Basically, confidence refers to a hypothetical scenario in which a the data gathering process were to be repeated and the same analysis done, X% of the confidence intervals (essentially, the +/- bounds around your estimate) will contain the true value for what you are trying to estimate.
So in this hypothetical scenario, we say we have the power to go back in time and recollect the polling data in 2016 and run the same analysis used to arrive at that 95% number. And let’s say we use this power over and over again, a very large number of times. Then 95% of the error bounds we construct should contain the true value of the probability Hillary wins, whatever that is.
The thing is that those error bounds can be huge. You can have 95% confidence that the probability that Hillary wins is between 3% and 98%, for example. You can also have 10% confidence that the probability of a Hillary win is between 94% and 96%. Without the confidence intervals, a “confidence level” doesn’t say much. It’s also predicated on the assumption you haven’t screwed up your data collection process or analysis methodology.
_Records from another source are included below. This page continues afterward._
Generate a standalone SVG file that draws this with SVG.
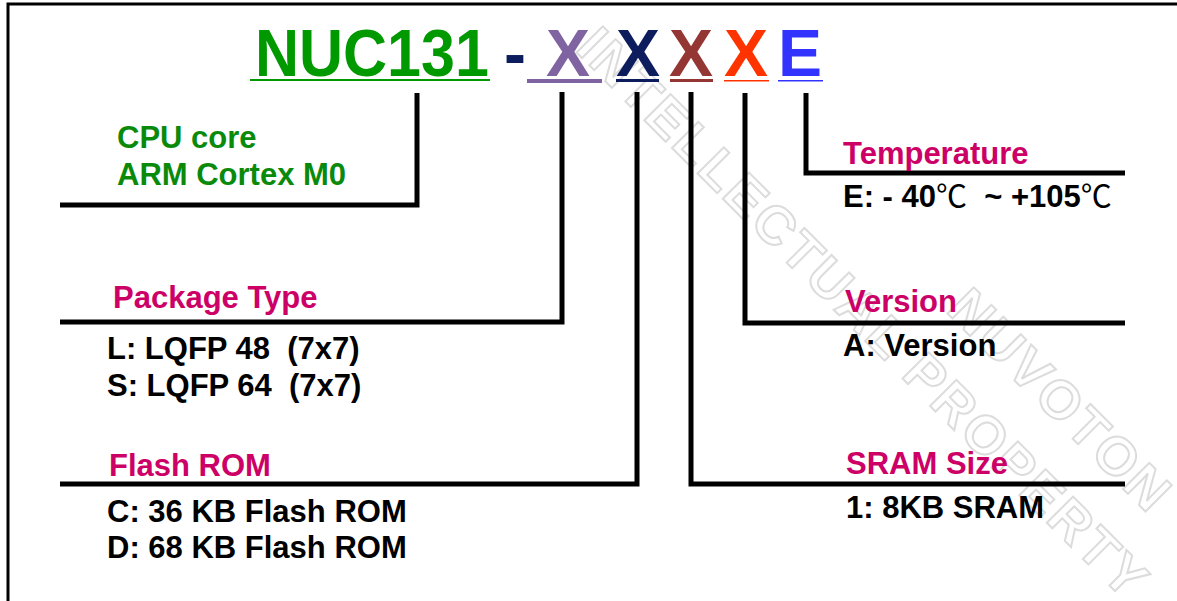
<svg xmlns="http://www.w3.org/2000/svg" width="1177" height="601" viewBox="0 0 1177 601">
  <style>
    .lbl { font-family: "Liberation Sans", Arial, sans-serif; font-weight: bold; font-size: 31px; white-space: pre; }
    .head { fill: #CC0066; }
    .desc { fill: #000000; }
    .core { fill: #0A8A0A; }
    .title { font-family: "Liberation Sans", Arial, sans-serif; font-weight: bold; font-size: 66px; }
    .title.part { font-size: 61px; }
    .deg { font-family: "Noto Sans CJK SC", "DejaVu Sans", sans-serif; font-weight: normal; }
    .wire { fill: none; stroke: #000; stroke-width: 5; stroke-linejoin: miter; stroke-linecap: butt; }
    .wm { font-family: "Liberation Sans", Arial, sans-serif; font-weight: bold; font-size: 54px; fill: none; stroke: #DCDCDC; stroke-width: 2; letter-spacing: 3px; }
  </style>

  <rect width="1177" height="601" fill="#FFFFFF"/>

  <!-- faint watermark -->
  <g id="watermark">
    <text class="wm" transform="translate(574,50) rotate(45)">INTELLECTUAL PROPERTY</text>
    <text class="wm" transform="translate(945,311) rotate(45)">NUVOTON</text>
  </g>

  <!-- frame -->
  <path d="M8,601 V4 H1177" fill="none" stroke="#000" stroke-width="3"/>

  <!-- part number -->
  <g id="title">
    <text class="title part" transform="translate(255,76) scale(1,1.08)" fill="#009900">NUC131</text>
    <text class="title" x="504" y="76" fill="#0C1C5C">-</text>
    <text class="title" x="546" y="76" fill="#8064A2">X</text>
    <text class="title" x="616" y="76" fill="#0C1C5C">X</text>
    <text class="title" x="669" y="76" fill="#943634">X</text>
    <text class="title" x="724" y="76" fill="#FF3300">X</text>
    <text class="title" x="778" y="76" fill="#3333FF">E</text>
    <rect x="250" y="79" width="240" height="2" fill="#009900"/>
    <rect x="527" y="79" width="75" height="4" fill="#8064A2"/>
    <rect x="616" y="79" width="43" height="3" fill="#0C1C5C"/>
    <rect x="670" y="79" width="43" height="3" fill="#943634"/>
    <rect x="724" y="80" width="45" height="1.5" fill="#FF3300"/>
    <rect x="778" y="80" width="45" height="1.5" fill="#3333FF"/>
  </g>

  <!-- leader lines -->
  <g id="connectors">
    <path class="wire" d="M60,205 H417 V93"/>
    <path class="wire" d="M60,322 H562 V92"/>
    <path class="wire" d="M60,484 H637 V92"/>
    <path class="wire" d="M1125,484 H691 V92"/>
    <path class="wire" d="M1125,323 H745 V93"/>
    <path class="wire" d="M1125,173 H806 V93"/>
  </g>

  <g id="cpu-core">
    <text class="lbl core" x="117" y="148">CPU core</text>
    <text class="lbl core" x="117" y="185">ARM Cortex M0</text>
  </g>

  <g id="package-type">
    <text class="lbl head" x="113" y="308">Package Type</text>
    <text class="lbl desc" x="107" y="359">L: LQFP 48  (7x7)</text>
    <text class="lbl desc" x="107" y="396">S: LQFP 64  (7x7)</text>
  </g>

  <g id="flash-rom">
    <text class="lbl head" x="109" y="476">Flash ROM</text>
    <text class="lbl desc" x="107" y="522">C: 36 KB Flash ROM</text>
    <text class="lbl desc" x="107" y="558">D: 68 KB Flash ROM</text>
  </g>

  <g id="temperature">
    <text class="lbl head" x="843" y="164">Temperature</text>
    <text class="lbl desc" x="843" y="207">E: - 40<tspan class="deg">℃</tspan>  ~ +105<tspan class="deg">℃</tspan></text>
  </g>

  <g id="version">
    <text class="lbl head" x="845" y="312">Version</text>
    <text class="lbl desc" x="843" y="356">A: Version</text>
  </g>

  <g id="sram-size">
    <text class="lbl head" x="846" y="474">SRAM Size</text>
    <text class="lbl desc" x="846" y="518">1: 8KB SRAM</text>
  </g>
</svg>
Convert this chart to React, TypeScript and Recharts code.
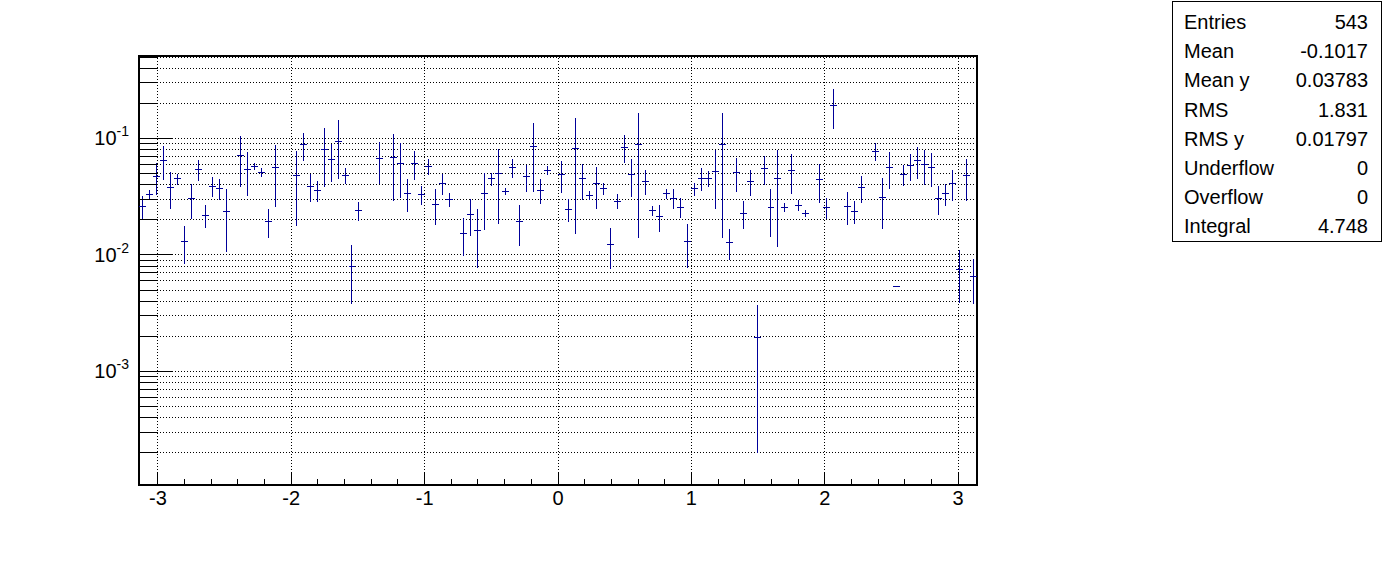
import { ComposedChart, Scatter, XAxis, YAxis, ErrorBar, ReferenceLine, ReferenceArea } from "recharts";

// 120 bins over [-pi, pi]; null = empty bin
const binContent = [
  0.026, 0.033, 0.047, 0.065, 0.038, 0.045, 0.013, 0.0305, 0.054, 0.022,
  0.039, 0.037, 0.0237, null, 0.0715, 0.054, 0.0575, 0.051, 0.0194, 0.0564,
  null, null, 0.048, 0.088, 0.039, 0.036, 0.08, 0.066, 0.094, 0.048,
  0.008, 0.024, null, null, 0.067, null, 0.069, 0.061, 0.034, 0.061,
  0.033, 0.0575, 0.0272, 0.041, 0.03, null, 0.0153, 0.0223, 0.0162, 0.0337,
  0.045, 0.05, 0.035, 0.056, 0.0194, 0.047, 0.085, 0.036, 0.0535, null,
  0.049, 0.0246, 0.082, 0.045, 0.0324, 0.041, 0.037, 0.0123, 0.029, 0.084,
  0.049, 0.089, 0.043, 0.024, 0.0214, 0.0337, 0.0306, 0.0256, 0.0131, 0.037,
  0.0455, 0.0455, 0.052, 0.089, 0.0128, 0.051, 0.0228, 0.043, 0.00197, 0.055,
  0.0256, 0.0455, 0.0256, 0.0535, 0.0266, 0.0227, null, 0.044, 0.0256, 0.193,
  null, 0.0263, 0.0236, 0.038, null, 0.078, 0.0313, 0.0564, 0.00536, 0.049,
  0.0586, 0.065, 0.06, 0.0564, 0.0306, 0.0337, 0.041, 0.0075, 0.048, 0.0065,
];

const binError = [
  0.006, 0.003, 0.0146, 0.021, 0.0133, 0.005, 0.0047, 0.0101, 0.011, 0.005,
  0.0077, 0.0075, 0.0131, 0, 0.033, 0.022, 0.0041, 0.0047, 0.0053, 0.0307,
  0, 0, 0.0303, 0.0234, 0.0103, 0.0075, 0.042, 0.0236, 0.049, 0.0074,
  0.0042, 0.0046, 0, 0, 0.026, 0, 0.04, 0.03, 0.0107, 0.0173,
  0.0064, 0.0093, 0.0093, 0.0081, 0.0042, 0, 0.0056, 0.0077, 0.0085, 0.0173,
  0.0058, 0.0316, 0.0022, 0.01, 0.0074, 0.0122, 0.05, 0.0085, 0.0046, 0,
  0.0148, 0.0054, 0.067, 0.0155, 0.003, 0.0163, 0.0042, 0.0047, 0.0042, 0.0222,
  0.0178, 0.075, 0.0103, 0.0024, 0.0056, 0.0032, 0.006, 0.005, 0.0054, 0.0047,
  0.0101, 0.007, 0.027, 0.075, 0.0038, 0.0165, 0.006, 0.011, 0.00177, 0.0153,
  0.0114, 0.0338, 0.0024, 0.02, 0.003, 0.0016, 0, 0.0163, 0.0052, 0.073,
  0, 0.0084, 0.0053, 0.01, 0, 0.0138, 0.0145, 0.0197, 0.0001, 0.01,
  0.0155, 0.0198, 0.02, 0.0184, 0.0085, 0.0073, 0.0122, 0.0036, 0.019, 0.0027,
];

const xMajorTicks = [-3, -2, -1, 0, 1, 2, 3];
const xMinorTicks = [
  -3, -2.8, -2.6, -2.4, -2.2, -2, -1.8, -1.6, -1.4, -1.2, -1, -0.8, -0.6, -0.4, -0.2,
  0, 0.2, 0.4, 0.6, 0.8, 1, 1.2, 1.4, 1.6, 1.8, 2, 2.2, 2.4, 2.6, 2.8, 3,
];
const yDecades = [1e-4, 1e-3, 1e-2, 1e-1];
const yMantissas = [1, 2, 3, 4, 5, 6, 7, 8, 9];

const stats = [
  ["Entries", "543"],
  ["Mean", "-0.1017"],
  ["Mean y", "0.03783"],
  ["RMS", "1.831"],
  ["RMS y", "0.01797"],
  ["Underflow", "0"],
  ["Overflow", "0"],
  ["Integral", "4.748"],
];

const X_MIN = -Math.PI;
const X_MAX = Math.PI;
const Y_MIN = 1.06e-4;
const Y_MAX = 0.51;
const BIN_W = (X_MAX - X_MIN) / binContent.length;

const PLOT_LEFT = 139;
const PLOT_BOTTOM = 485;
const COLOR = "#000099";
const FONT = "'Liberation Sans', Arial, Helvetica, sans-serif";

const points = binContent
  .map((v, i) => (v == null ? null : { x: X_MIN + BIN_W * (i + 0.5), y: v, ey: binError[i], ex: BIN_W / 2 }))
  .filter(Boolean);

const yTicks = yDecades
  .flatMap((d) => yMantissas.map((m) => +(m * d).toPrecision(3)))
  .filter((v) => v > Y_MIN && v < Y_MAX * 0.99);

function XTick({ x, payload }: any) {
  const v = payload.value;
  const major = xMajorTicks.includes(Math.round(v * 10) / 10);
  return (
    <g>
      <line x1={x} x2={x} y1={PLOT_BOTTOM} y2={PLOT_BOTTOM - (major ? 12 : 6)} stroke="#000" strokeWidth={1} shapeRendering="crispEdges" />
      {major && (
        <text x={x} y={PLOT_BOTTOM + 20} textAnchor="middle" fontSize={20} fontFamily={FONT} fill="#000">
          {v}
        </text>
      )}
    </g>
  );
}

function YTick({ y, payload }: any) {
  const v = payload.value;
  const lg = Math.log10(v);
  const exp = Math.round(lg);
  const major = Math.abs(lg - exp) < 1e-6;
  return (
    <g>
      <line x1={PLOT_LEFT} x2={PLOT_LEFT + (major ? 34 : 18)} y1={y} y2={y} stroke="#000" strokeWidth={1} shapeRendering="crispEdges" />
      {major && (
        <text x={129} y={y + 7} textAnchor="end" fontSize={20} fontFamily={FONT} fill="#000">
          10
          <tspan dy={-9} fontSize={14}>{exp}</tspan>
        </text>
      )}
    </g>
  );
}

export default function App() {
  return (
    <div style={{ position: "absolute", left: 0, top: 0, width: 1396, height: 572, background: "#fff" }}>
      <ComposedChart width={1396} height={572} data={points} margin={{ top: 56, right: 419, left: 0, bottom: 0 }}>
        <XAxis
          type="number"
          dataKey="x"
          domain={[X_MIN, X_MAX]}
          allowDataOverflow
          ticks={xMinorTicks}
          interval={0}
          height={87}
          tickLine={false}
          axisLine={false}
          tick={<XTick />}
        />
        <YAxis
          type="number"
          scale="log"
          domain={[Y_MIN, Y_MAX]}
          allowDataOverflow
          ticks={yTicks}
          interval={0}
          width={139}
          tickLine={false}
          axisLine={false}
          tick={<YTick />}
        />
        {yTicks.map((v) => (
          <ReferenceLine key={"gy" + v} y={v} stroke="#000" strokeWidth={1} strokeDasharray="1 2" shapeRendering="crispEdges" />
        ))}
        {xMajorTicks.map((v) => (
          <ReferenceLine key={"gx" + v} x={v} stroke="#000" strokeWidth={1} strokeDasharray="1 2" shapeRendering="crispEdges" />
        ))}
        <Scatter dataKey="y" isAnimationActive={false} shape={() => <g />}>
          <ErrorBar dataKey="ey" direction="y" width={0} stroke={COLOR} strokeWidth={1} shapeRendering="crispEdges" isAnimationActive={false} />
          <ErrorBar dataKey="ex" direction="x" width={0} stroke={COLOR} strokeWidth={1} shapeRendering="crispEdges" isAnimationActive={false} />
        </Scatter>
        <ReferenceArea x1={X_MIN} x2={X_MAX} y1={Y_MIN} y2={Y_MAX} fill="none" stroke="#000" strokeWidth={2} />
      </ComposedChart>
      <div
        style={{
          position: "absolute",
          left: 1172,
          top: 1,
          width: 208,
          height: 239,
          border: "1px solid #000",
          fontFamily: FONT,
          fontSize: 20,
          background: "#fff",
        }}
      >
        {stats.map(([k, v], i) => (
          <div
            key={k}
            style={{ position: "absolute", left: 11, right: 13, top: 6 + i * 29.2, height: 28, display: "flex", justifyContent: "space-between", lineHeight: "28px" }}
          >
            <span>{k}</span>
            <span>{v}</span>
          </div>
        ))}
      </div>
    </div>
  );
}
And if you are predicting something will occur with a probability of 95%, and it doesn’t, that doesn’t automatically mean you are wrong, but the likelihood of you having screwed something up is definitely higher.
The message I replied to said that > It was not wrong to say Hillary had a 95% chance of winning the presidential election,
Frequentist inference cannot be interpreted as a probability unless one goes through some (often misunderstood, as you pointed out) contortions. In your scenario where you have 95% confidence of something it would be wrong to say that Clinton had a 95% chance of winning.
You have a lot of data about donkeys vs elephants. But this contest is between a mule and a mammoth. If you assume a mule is equivalent to a donkey and a mammoth is equivalent to an elephant, the mule has 95% odds in its favor. But you recognize the assumptions so your prediction doesn't have a high confidence.